--- BEGIN Provided material ---

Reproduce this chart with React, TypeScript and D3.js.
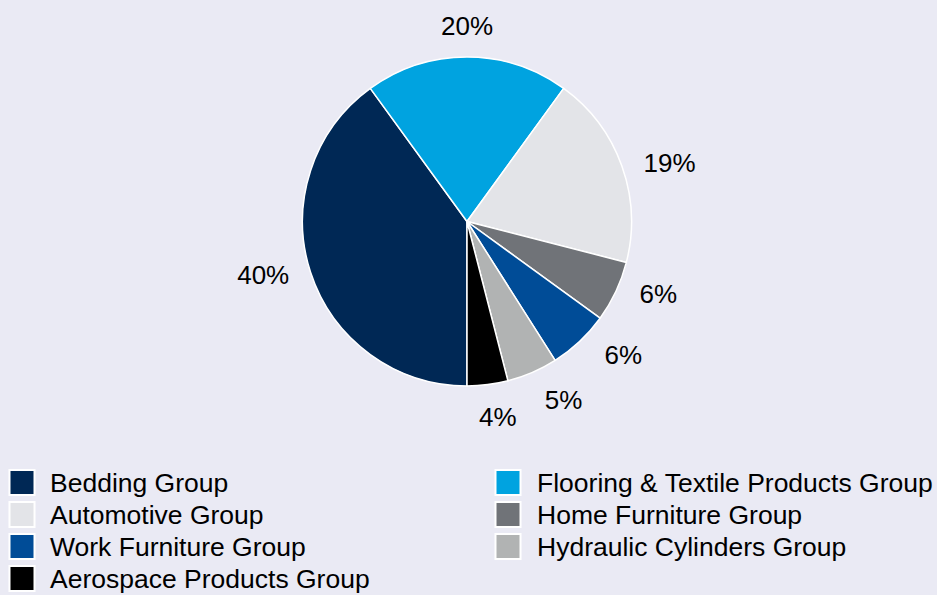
import React from "react";
import * as d3 from "d3";

const categories = [
  "Bedding Group",
  "Flooring & Textile Products Group",
  "Automotive Group",
  "Home Furniture Group",
  "Work Furniture Group",
  "Hydraulic Cylinders Group",
  "Aerospace Products Group",
];
const values = [40, 20, 19, 6, 6, 5, 4];
const colors = ["#002855", "#00A3E0", "#E3E4E8", "#707378", "#004C97", "#B1B3B3", "#000000"];

const W = 937;
const H = 595;
const FONT = "'Liberation Sans', Arial, sans-serif";
const FS = 26;
const LEGEND_FS = 26.5;

export default function App() {
  const cx = 467;
  const cy = 221.5;
  const r = 164.5;
  const labelDist = r + 17.5;
  const k = 1.25;

  const pie = d3
    .pie<number>()
    .sort(null)
    .value((d) => d)
    .startAngle(Math.PI)
    .endAngle(3 * Math.PI);
  const arcs = pie(values);
  const arcGen = d3.arc<d3.PieArcDatum<number>>().innerRadius(0).outerRadius(r);

  const labelPos = (a: d3.PieArcDatum<number>, text: string) => {
    const mid = (a.startAngle + a.endAngle) / 2;
    let ux = Math.sin(mid) * k;
    let uy = -Math.cos(mid);
    const n = Math.hypot(ux, uy);
    ux /= n;
    uy /= n;
    let digits = 0;
    for (const ch of text) if (ch >= "0" && ch <= "9") digits++;
    const hw = (FS * (0.556 * digits + 0.889)) / 2;
    const hh = 14;
    const nearest = (t: number) => {
      const x = ux * t;
      const y = uy * t;
      const nx = Math.max(Math.abs(x) - hw, 0);
      const ny = Math.max(Math.abs(y) - hh, 0);
      return Math.hypot(nx, ny);
    };
    let lo = 0;
    let hi = 500;
    for (let i = 0; i < 60; i++) {
      const m = (lo + hi) / 2;
      if (nearest(m) < labelDist) lo = m;
      else hi = m;
    }
    return { x: cx + ux * lo, y: cy + uy * lo };
  };

  const total = d3.sum(values);

  return (
    <div style={{ position: "fixed", left: 0, top: 0 }}>
      <svg width={W} height={H} style={{ display: "block", background: "#EAEAF4" }}>
        <rect x={0} y={0} width={W} height={H} fill="#EAEAF4" />
        <g transform={`translate(${cx},${cy})`}>
          {arcs.map((a, i) => (
            <path key={i} d={arcGen(a) || ""} fill={colors[i]} stroke="#FFFFFF" strokeWidth={1.5} strokeLinejoin="round" />
          ))}
        </g>
        {arcs.map((a, i) => {
          const text = `${Math.round((values[i] / total) * 100)}%`;
          const p = labelPos(a, text);
          return (
            <text
              key={i}
              x={p.x}
              y={p.y + FS * 0.358}
              textAnchor="middle"
              fontFamily={FONT}
              fontSize={FS}
              fill="#000"
            >
              {text}
            </text>
          );
        })}
        {categories.map((c, i) => {
          const col = i % 2;
          const row = Math.floor(i / 2);
          const sx = col === 0 ? 9.5 : 495.5;
          const tx = col === 0 ? 50 : 537;
          const sy = 470 + row * 32;
          return (
            <g key={c}>
              <rect x={sx} y={sy} width={25} height={25} fill={colors[i]} stroke="#FFFFFF" strokeWidth={2} />
              <text x={tx} y={492 + row * 32} fontFamily={FONT} fontSize={LEGEND_FS} fill="#000">
                {c}
              </text>
            </g>
          );
        })}
      </svg>
    </div>
  );
}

--- END Provided material ---

**What is being asked**
Exclude the pictures. Write out the remaining data exactly.

**Finished exercise**
Reproduce this chart with React, TypeScript and D3.js.
import React from "react";
import * as d3 from "d3";

const categories = [
  "Bedding Group",
  "Flooring & Textile Products Group",
  "Automotive Group",
  "Home Furniture Group",
  "Work Furniture Group",
  "Hydraulic Cylinders Group",
  "Aerospace Products Group",
];
const values = [40, 20, 19, 6, 6, 5, 4];
const colors = ["#002855", "#00A3E0", "#E3E4E8", "#707378", "#004C97", "#B1B3B3", "#000000"];

const W = 937;
const H = 595;
const FONT = "'Liberation Sans', Arial, sans-serif";
const FS = 26;
const LEGEND_FS = 26.5;

export default function App() {
  const cx = 467;
  const cy = 221.5;
  const r = 164.5;
  const labelDist = r + 17.5;
  const k = 1.25;

  const pie = d3
    .pie<number>()
    .sort(null)
    .value((d) => d)
    .startAngle(Math.PI)
    .endAngle(3 * Math.PI);
  const arcs = pie(values);
  const arcGen = d3.arc<d3.PieArcDatum<number>>().innerRadius(0).outerRadius(r);

  const labelPos = (a: d3.PieArcDatum<number>, text: string) => {
    const mid = (a.startAngle + a.endAngle) / 2;
    let ux = Math.sin(mid) * k;
    let uy = -Math.cos(mid);
    const n = Math.hypot(ux, uy);
    ux /= n;
    uy /= n;
    let digits = 0;
    for (const ch of text) if (ch >= "0" && ch <= "9") digits++;
    const hw = (FS * (0.556 * digits + 0.889)) / 2;
    const hh = 14;
    const nearest = (t: number) => {
      const x = ux * t;
      const y = uy * t;
      const nx = Math.max(Math.abs(x) - hw, 0);
      const ny = Math.max(Math.abs(y) - hh, 0);
      return Math.hypot(nx, ny);
    };
    let lo = 0;
    let hi = 500;
    for (let i = 0; i < 60; i++) {
      const m = (lo + hi) / 2;
      if (nearest(m) < labelDist) lo = m;
      else hi = m;
    }
    return { x: cx + ux * lo, y: cy + uy * lo };
  };

  const total = d3.sum(values);

  return (
    <div style={{ position: "fixed", left: 0, top: 0 }}>
      <svg width={W} height={H} style={{ display: "block", background: "#EAEAF4" }}>
        <rect x={0} y={0} width={W} height={H} fill="#EAEAF4" />
        <g transform={`translate(${cx},${cy})`}>
          {arcs.map((a, i) => (
            <path key={i} d={arcGen(a) || ""} fill={colors[i]} stroke="#FFFFFF" strokeWidth={1.5} strokeLinejoin="round" />
          ))}
        </g>
        {arcs.map((a, i) => {
          const text = `${Math.round((values[i] / total) * 100)}%`;
          const p = labelPos(a, text);
          return (
            <text
              key={i}
              x={p.x}
              y={p.y + FS * 0.358}
              textAnchor="middle"
              fontFamily={FONT}
              fontSize={FS}
              fill="#000"
            >
              {text}
            </text>
          );
        })}
        {categories.map((c, i) => {
          const col = i % 2;
          const row = Math.floor(i / 2);
          const sx = col === 0 ? 9.5 : 495.5;
          const tx = col === 0 ? 50 : 537;
          const sy = 470 + row * 32;
          return (
            <g key={c}>
              <rect x={sx} y={sy} width={25} height={25} fill={colors[i]} stroke="#FFFFFF" strokeWidth={2} />
              <text x={tx} y={492 + row * 32} fontFamily={FONT} fontSize={LEGEND_FS} fill="#000">
                {c}
              </text>
            </g>
          );
        })}
      </svg>
    </div>
  );
}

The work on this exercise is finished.